Grain refinement effect of ZrB2 in laser additive manufactured metastable β-titanium alloy with enhanced mechanical properties

Abstract

Significant grain refinement of β grains in metastable β TB2 titanium alloy (Ti–8Cr–3Al–5Mo–5V) was achieved through the minor addition of zirconium diboride (ZrB2) during laser melting deposition (LMD). The size of β grains decreased from ∼150 μm in the as-deposited TB2 alloy to ∼70 μm in TB2+0.5ZrB2 (TB2 with 0.5 wt% ZrB2 addition) alloy. This study demonstrates that TB2+0.5ZrB2 exhibits good combination of ultimate tensile strength (UTS ≈ 896 MPa) and ductility (EL ≈ 15%) in comparison to the as-deposited TB2 (UTS ≈ 811 MPa and EL ≈ 18%).
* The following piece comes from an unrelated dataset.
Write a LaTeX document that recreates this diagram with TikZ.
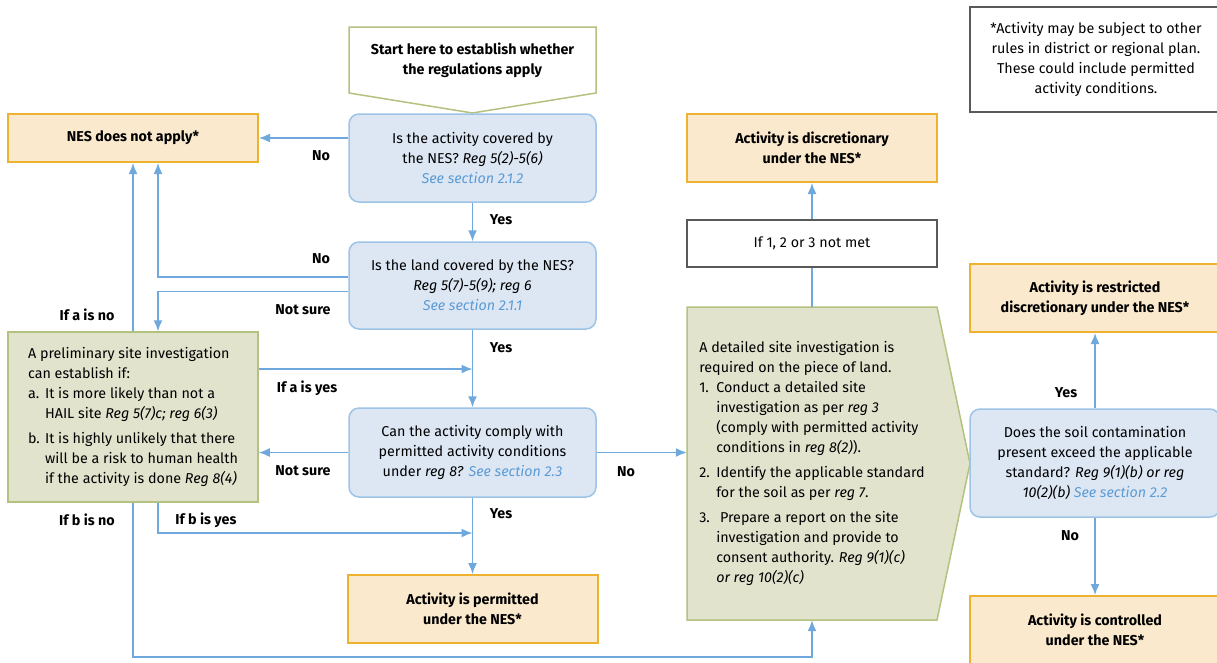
\documentclass[tikz,border=0pt]{standalone}
\usepackage{fontspec}
\setmainfont{Fira Sans}
\usetikzlibrary{calc,arrows.meta}
\definecolor{qfill}{HTML}{DDE7F4}
\definecolor{qline}{HTML}{9DC3E6}
\definecolor{rfill}{HTML}{FAE9CD}
\definecolor{rline}{HTML}{EDB230}
\definecolor{gfill}{HTML}{E1E3CD}
\definecolor{gline}{HTML}{B3C27E}
\definecolor{aline}{HTML}{6FA8DC}
\definecolor{link}{HTML}{5B9BD5}
\newcommand{\fsz}{\fontsize{14.3}{20}\selectfont}
\newcommand{\see}[1]{\textcolor{link}{\textit{See section #1}}}
\newcommand{\itm}[1]{\makebox[17pt][l]{#1}}
\tikzset{>={Latex[length=11pt,width=9pt]}}
\tikzset{
  box/.style={minimum width=250pt,inner sep=0pt,align=center,font=\fsz},
  qbox/.style={box,minimum width=247pt,draw=qline,fill=qfill,line width=1.5pt,rounded corners=10pt},
  rbox/.style={box,draw=rline,fill=rfill,line width=2pt,minimum height=68pt,font=\fsz\bfseries},
  wbox/.style={box,draw=black!65,line width=1.2pt},
  lbl/.style={font=\fsz\bfseries,inner sep=0pt},
  conn/.style={->,aline,line width=1.5pt}
}

\begin{document}
\begin{tikzpicture}[x=1pt,y=-1pt]
  \useasboundingbox (0,0) rectangle (1217,662);
  \draw[gline,line width=1.5pt] (349,27) -- (596,27) -- (596,93) -- (472.5,113) -- (349,93) -- cycle;
  \filldraw[gline,fill=gfill,line width=1.5pt] (687,307) -- (937,307) -- (970,463.5) -- (937,620) -- (687,620) -- cycle;

  \node[box,minimum width=247pt,minimum height=66pt,font=\fsz\bfseries] (start) at (472.5,60) {Start here to establish whether\\the regulations apply};
  \node[qbox,minimum height=88pt] (q1) at (472.5,158) {Is the activity covered by\\the NES? \textit{Reg 5(2)-5(6)}\\\see{2.1.2}};
  \node[qbox,minimum height=87pt] (q2) at (472.5,285.5) {Is the land covered by the NES?\\\textit{Reg 5(7)-5(9); reg 6}\\\see{2.1.1}};
  \node[qbox,minimum height=89pt] (q3) at (472.5,452.5) {Can the activity comply with\\permitted activity conditions\\under \textit{reg 8?} \see{2.3}};
  \node[qbox,minimum width=250pt,minimum height=108pt] (q4) at (1095,463) {Does the soil contamination\\present exceed the applicable\\standard? \textit{Reg 9(1)(b) or reg}\\\textit{10(2)(b)} \see{2.2}};
  \node[rbox,minimum height=48pt] (nes) at (133,138) {NES does not apply*};
  \node[rbox] (perm) at (472.5,609) {Activity is permitted\\under the NES*};
  \node[rbox] (disc) at (812,148) {Activity is discretionary\\under the NES*};
  \node[rbox] (restr) at (1095,298) {Activity is restricted\\discretionary under the NES*};
  \node[rbox] (ctrl) at (1095,630) {Activity is controlled\\under the NES*};
  \node[wbox,minimum height=47pt] (notmet) at (812,243.5) {If 1, 2 or 3 not met};
  \node[wbox,minimum width=252pt,minimum height=105pt] (note) at (1096,59.5) {*Activity may be subject to other\\rules in district or regional plan.\\These could include permitted\\activity conditions.};
  \node[box,draw=gline,fill=gfill,line width=1.5pt,align=left,minimum height=170pt] (psi) at (133,417)
    {A preliminary site investigation\\can establish if:\\\itm{a.}It is more likely than not a\\\itm{}HAIL site \textit{Reg 5(7)c; reg 6(3)}\\[5pt]\itm{b.}It is highly unlikely that there\\\itm{}will be a risk to human health\\\itm{}if the activity is done \textit{Reg 8(4)}};
  \node[box,align=left,minimum height=313pt] (dsi) at (812,463.5)
    {A detailed site investigation is\\required on the piece of land.\\\itm{1.}Conduct a detailed site\\\itm{}investigation as per \textit{reg 3}\\\itm{}(comply with permitted activity\\\itm{}conditions in \textit{reg 8(2)}).\\[5pt]\itm{2.}Identify the applicable standard\\\itm{}for the soil as per \textit{reg 7}.\\[5pt]\itm{3.}\ Prepare a report on the site\\\itm{}investigation and provide to\\\itm{}consent authority. \textit{Reg 9(1)(c)}\\\itm{}\textit{or reg 10(2)(c)}};

  \draw[conn] (q1.west |- nes.east) -- (nes.east);
  \draw[conn] (q1) -- (q2);
  \draw[conn] ($(q2.west)+(0,-8.5)$) -| ($(nes.south)+(25,0)$);
  \draw[conn] ($(q2.west)+(0,6)$) -| ($(psi.north)+(25,0)$);
  \draw[conn] (psi.north) -- (nes.south);
  \draw[conn] (q2) -- (q3);
  \draw[conn] ($(psi.east)+(0,-48)$) coordinate (ay) -- (ay -| q2.south);
  \draw[conn] (q3.west) -- (q3.west -| psi.east);
  \draw[conn] (q3) -- (perm);
  \draw[conn] ($(psi.south)+(25,0)$) |- ($(perm.north)+(0,-41)$);
  \draw[conn] (psi.south) |- ($(dsi.south)+(0,37)$) -- (dsi.south);
  \draw[conn] (q3.east) -- (q3.east -| dsi.west);
  \draw[aline,line width=1.5pt] (dsi) -- (notmet);
  \draw[conn] (notmet) -- (disc);
  \draw[conn] (q4) -- (restr);
  \draw[conn] (q4) -- (ctrl);

  \foreach \t/\x/\y [count=\i] in {No/321/156, Yes/501/220, No/321/259, Not sure/303/310, If a is no/87/315,
      Yes/501/348, If a is yes/307/388, Not sure/303/471, If b is no/87/520, If b is yes/206/520,
      Yes/501/514, No/626/472, Yes/1066/393, No/1070/536}
    \node[lbl] (lb\i) at (\x,\y) {\t};
\end{tikzpicture}
\end{document}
At similar strength (UTS≈ 900 MPa), TB2+0.5ZrB2 shows superior ductility than TB2+0.4Zr+0.1B and TB2+0.1B because of the formation of fine TiB particles (length of ∼0.6 μm) by uniformly introducing boron (B) into TB2 and lower diffusion rate of B. The excellent mechanical properties of TB2+0.5ZrB2 are attributed to the synergistic effect of strengthening from refined β grains and fine-scale TiB precipitation. The mechanism associated with refinement of β grains is elucidated and discussed in the context of relevant phase diagrams.